Keeping spilled cells out of storage is what preserves the portability guarantee: there is exactly one way to write the workbook, and a million spilled cells never bloat the file.

A spill can be blocked

The rectangle a formula wants to spill into might not be empty. If any cell in the target rectangle (other than the anchor itself) already holds something — a literal you typed, another formula, or a cell already claimed by an earlier spill this recalc — the spill is blocked. When that happens:

  • the anchor takes the blocked-spill error instead of an array, and
  • no array is stored at all — nothing is partially written.
        col C        col D
row 1   =SEQUENCE(2,2)   .
        +----------+----------+
        | #REF!    |          |   <- C1 anchor: blocked, holds the error
        +----------+----------+
        |          | "hi"     |   <- D2 was already occupied -> it blocked the spill
        +----------+----------+

A spill is also blocked if the rectangle would run off the edge of the sheet's address bounds. Either way the rule is all-or-nothing: a spill that cannot lay down its entire rectangle lays down none of it, and the anchor reports the error.

Because spills resolve in deterministic recalc order (the same topological, sheet-then-row-then-column order from earlier chapters), two arrays competing for the same cell resolve reproducibly: the earlier anchor wins, and the later one blocks. Same workbook, same context, same outcome — every time.

Honesty about the exact code. Google Sheets reports a blocked array expansion as #REF!, and that is the code the workbook crate uses (BLOCKED_SPILL_ERROR). As with circular references, there is not yet a blocked-spill conformance fixture in truecalc/core — the committed workbook fixtures cover cross-sheet refs, named ranges, and date typing, not spill. So per this guide's fixture-citation rule: the crate's behavior is verified by its own tests (a blocked anchor takes the error, stores no array, and leaves the target cells untouched), and the exact code comes from the workbook JSON schema spec, to be re-confirmed against a real spreadsheet when a spill fixture lands.
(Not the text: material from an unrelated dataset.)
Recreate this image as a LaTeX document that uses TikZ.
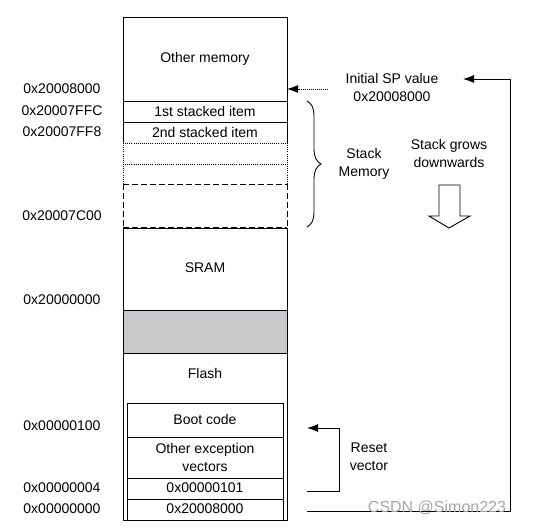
\documentclass[tikz,border=0pt]{standalone}
\usepackage{fontspec}
\setmainfont{Liberation Sans}
\usetikzlibrary{calc}
\usetikzlibrary{arrows.meta}
\usetikzlibrary{decorations.pathreplacing}
\definecolor{gapgray}{RGB}{200,201,203}

\begin{document}
\begin{tikzpicture}[x=1pt,y=-1pt,font=\fontsize{14}{18}\selectfont,
    memline/.style={black,line width=0.9pt},
    dotline/.style={memline,dash pattern=on 0.9pt off 1.2pt},
    dashline/.style={memline,dash pattern=on 6pt off 3pt},
    pointer/.style={memline,-{Latex[length=11pt,width=8pt]}}]
\useasboundingbox (0,0) rectangle (537,527);

% column edges
\coordinate (l) at (123,0);
\coordinate (r) at (287,0);
%\coordinate (il) at (127,0);
\coordinate (il) at (127,403);
\coordinate (ir) at (283,520);

% arrow ends
\coordinate (spfrom) at (328,89);
\coordinate (sptip) at (287,89);
\coordinate (rva) at (307,491);
\coordinate (rvb) at (339,491);
\coordinate (rvc) at (339,428);
\coordinate (rvd) at (307,428);
\coordinate (msa) at (307,511);
\coordinate (msb) at (510,511);
\coordinate (msc) at (510,79);
\coordinate (msd) at (463,79);
\coordinate (bra) at (307,101);
\coordinate (brb) at (307,227);

\newcommand{\rowline}[2]{
    \draw[#2] (123,#1)--(287,#1);
}

\newcommand{\innerline}[1]{
    \draw[memline] (127,#1)--(283,#1);
}

\newcommand{\addrlabel}[3]{
    \node (#1) at (62,#2) {#3};
}

\newcommand{\celltext}[3]{
    \node[align=center] (#1) at (205,#2) {#3};
}

% gap between SRAM and flash
\fill[gapgray] (123,310) rectangle (287,353);

% outline of the memory column
\draw[memline] (123,143)--(123,17)--(287,17)--(287,143);
\draw[dotline] (123,143)--(123,184);
\draw[dotline] (287,143)--(287,184);
\draw[dashline] (123,184)--(123,227);
\draw[dashline] (287,184)--(287,227);
\draw[memline] (123,228)--(123,520)--(287,520)--(287,228);

\rowline{101}{memline}
\rowline{122}{memline}
\rowline{143}{dotline}
\rowline{164}{dotline}
\rowline{184}{dashline}
\rowline{227}{dashline}
\rowline{228}{memline}
\rowline{310}{memline}
\rowline{353}{memline}

% vector table inside flash
\draw[memline] (il) rectangle (ir);
\innerline{437}
\innerline{478}
\innerline{499}

\celltext{om}{59}{Other memory}
\celltext{st1}{111}{1st stacked item}
\celltext{st2}{132}{2nd stacked item}
\celltext{sram}{268}{SRAM}
\celltext{flash}{373}{Flash}
\celltext{boot}{419}{Boot code}
\celltext{oev}{457}{Other exception\\vectors}
\celltext{rv}{488}{0x00000101}
\celltext{msp}{509}{0x20008000}

\addrlabel{a1}{89}{0x20008000}
\addrlabel{a2}{111}{0x20007FFC}
\addrlabel{a3}{132}{0x20007FF8}
\addrlabel{a4}{216}{0x20007C00}
\addrlabel{a5}{300}{0x20000000}
\addrlabel{a6}{426}{0x00000100}
\addrlabel{a7}{488}{0x00000004}
\addrlabel{a8}{509}{0x00000000}

% stack brace and notes
\draw[memline,decorate,decoration={brace,amplitude=14pt}] (bra)--(brb);
\node[align=center] (stk) at (364,164) {Stack\\Memory};
\node[align=center] (isp) at (392,87) {Initial SP value\\0x20008000};
\node[align=center] (grow) at (449,153) {Stack grows\\downwards};
\node[align=center] (rvec) at (369,457) {Reset\\vector};

% hollow arrow
\draw[memline,fill=white] (439,185)--(460,185)--(460,216)--(470,216)--(449,228)
    --(429,216)--(439,216)--cycle;

% pointers
\draw[pointer,dash pattern=on 1pt off 1pt] (spfrom)--(sptip);
\draw[pointer] (rva)--(rvb)--(rvc)--(rvd);
\draw[pointer] (msa)--(msb)--(msc)--(msd);

\node[gray!70,font=\fontsize{16}{18}\selectfont] (wm) at (437,508) {CSDN @Simon223};
\end{tikzpicture}
\end{document}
One edge still being pinned. Aggregating over a spill range (for example, =SUM(C1#) summing a neighbor's spilled output, or a plain range that overlaps spilled cells) is an area where the exact result is still being verified against real-spreadsheet behavior. This guide does not yet teach a worked sum-over-spill result, because we will not assert a number we have not pinned to a fixture. Reading individual spilled cells with resolved is solid; treat range math that leans on spilled cells as not-yet-documented until the fixtures catch up.

What you learned

  • A formula can return a whole array; the cell it lives in is the anchor, and the array spills into the rectangle below-and-right of it.
  • The anchor is authored and stores the array; the other cells in the rectangle are spilled — readable via resolved, returning None from get, and never serialized (only the anchor's array is saved).
  • A spill is blocked (anchor takes a #REF!-class error, no array stored) if any target cell is already occupied or the rectangle leaves the sheet; it is all-or-nothing and resolves in deterministic order.
  • The exact blocked-spill code is not yet fixture-pinned (no spill fixture in core) — behavior is test-verified, code from the schema spec.
  • Sum-over-spill range aggregation is still being pinned and is deliberately not taught as a fixed result yet.

This closes the Advanced runtime arc: you now know how cells depend on each other, how a workbook recomputes deterministically, what happens when dependencies loop, and how a single formula fills many cells. From here the guide moves on to the Platforms — running TrueCalc in the browser, on Node, through MCP for AI agents, and via the hosted API.